I'm cautiously optimistic that this proposal can help break the logjam.

Greg -

I'm somewhat confused as to your reaction here. This proposal democratizes access to filter authorship; it does not seem in any way "authoritarian" to me. On the contrary, this proposal seems less "authoritarian" than the current state of affairs, which is that the core maintainers decide all the defaults.

>If you're not doing that you might as well set blocks only.

Why is running blocksonly more beneficial than relaying some transactions and not others?
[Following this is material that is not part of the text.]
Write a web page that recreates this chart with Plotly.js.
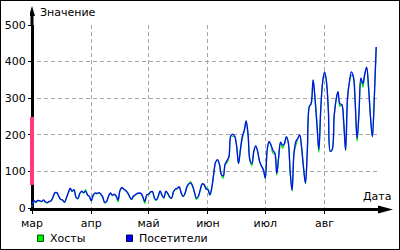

Why does bitcoin core not default to blocksonly (or no filters at all) if partial filtration is undesirable?

Kind regards,

--Chris Guida

On Wed, Sep 24, 2025 at 12:47 PM Greg Maxwell <gmaxwell@gmail.com> wrote:
This appears to substantially misunderstands the purpose of the mempool broadly in the network-- it's purpose is to model what will get mined.  If you're not doing that you might as well set blocks only.  Significant discrepancies are harmful to the system and promote centralization and fail to achieve a useful purpose in any case.  What marginal benefits might be provided do not justify building and deploying the technological infrastructure for massive censorship.

If you think this is important, I advise you to select another cryptocurrency which is compatible with such authoritarian leanings.  -- though I am unsure if any exist since it is such a transparently pointless direction.


On Wed, Sep 24, 2025 at 6:30 PM Aiden McClelland <me@drbonez.dev> wrote:
Hi all,

I'd like to share for discussion a draft BIP to allow for a modular mempool/relay policy: https://github.com/bitcoin/bips/pull/1985

I think it could potentially reduce conflict within the community around relay policy, as an alternative to running lots of different node implementations/forks when there are disagreements.

I am working on a reference implementation using Bellard's QuickJS, but it has been almost a decade since I've written C++, so it's slow going and I'm sure doesn't follow best-practices. Once it's working, it can be cleaned up.